Comme on peut le constater les consommateurs sénégalais ne consomment pas l’huile d’arachide raffinée par la Suneor. Cette huile est trop chère pour eux, elle est alors presque totalement exportée. En retour, la Suneor, comme le faisait la Sonacos, importe de l’huile végétale brute qui est raffinée sur place et mise sur le marché intérieur. Ce système a été mis en place pour assurer cette régulation nécessaire sur le marché intérieur. Il devait permettre de dégager des profits importants pour le compte de l’industriel mais l’Etat a mis en place un dispositif qui permet une forme d’allocation de ressources destinée à protéger les producteurs sénégalais. Pour l’année 2011, la Suneor a importé un total estimé à 105 mille tonnes d’huile brute raffinée dans ses usines. Cela représente plus de 80% de l’ensemble des 150 mille tonnes d’huile importées annuellement. Ce qui fait pour elle un gain total de 3O milliards FCFA. En récapitulatif, la Suneor a gagné officiellement pour l’ensemble des activités menées au Sénégal (importation et exportation d’huile) la bagatelle de 64 milliards de FCfa, après tous frais déduits. Si l’arachide n’est plus rentable pour le paysan sénégalais et pour l’Etat qui se saigne pour subventionner le repreneur, on ne peut en dire autant pour Abbas Jaber et pour ses amis qui ont trouvé la manne du siècle dans cette affaire. Pourtant en 2010 déjà, la Suneor qui gagne énormément d’argent sur la filière d’importation d’huile végétale, semblait pourtant vouloir changer les règles du jeu en lançant une sérieuse alerte en destination des autorités.
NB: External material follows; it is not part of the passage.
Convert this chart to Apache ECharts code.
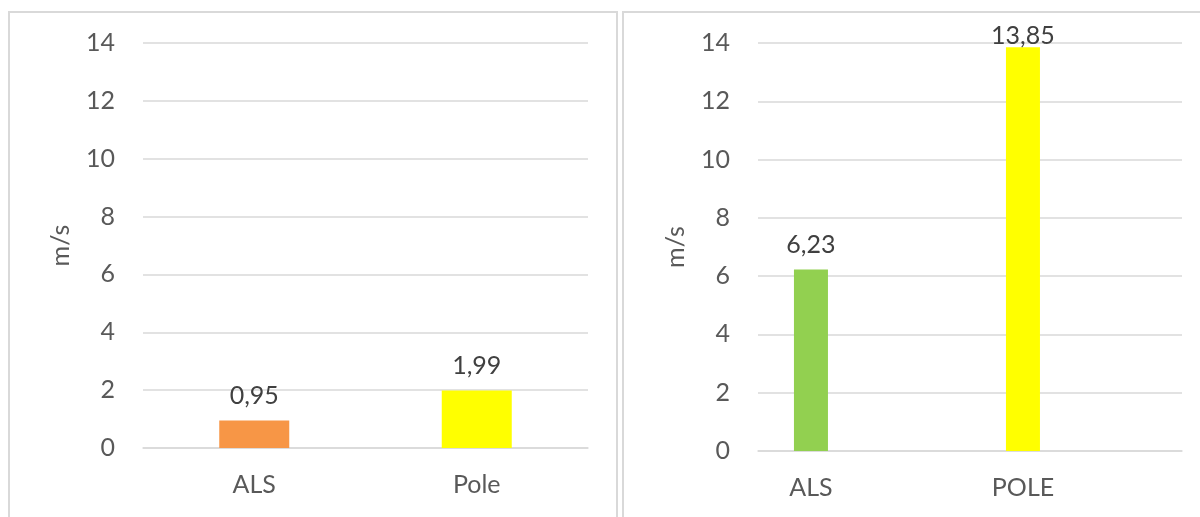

Cette alerte tendait à faire croire que l’importation d’huile végétale brute qui devait être raffinée avant sa mise en vente locale n’était plus rentable : le coût de l’huile soja raffinée hors taxe avait été estimé à 431 FCfa, alors que le coût de cette huile importée raffinée était de 376 FCfa. C’est à la limite si la Suneor ne demandait pas à l’Etat de l’aider à démanteler son unité industrielle, en l’autorisant à se cantonner à des activités marchandes et de commercialisation uniquement d’huile.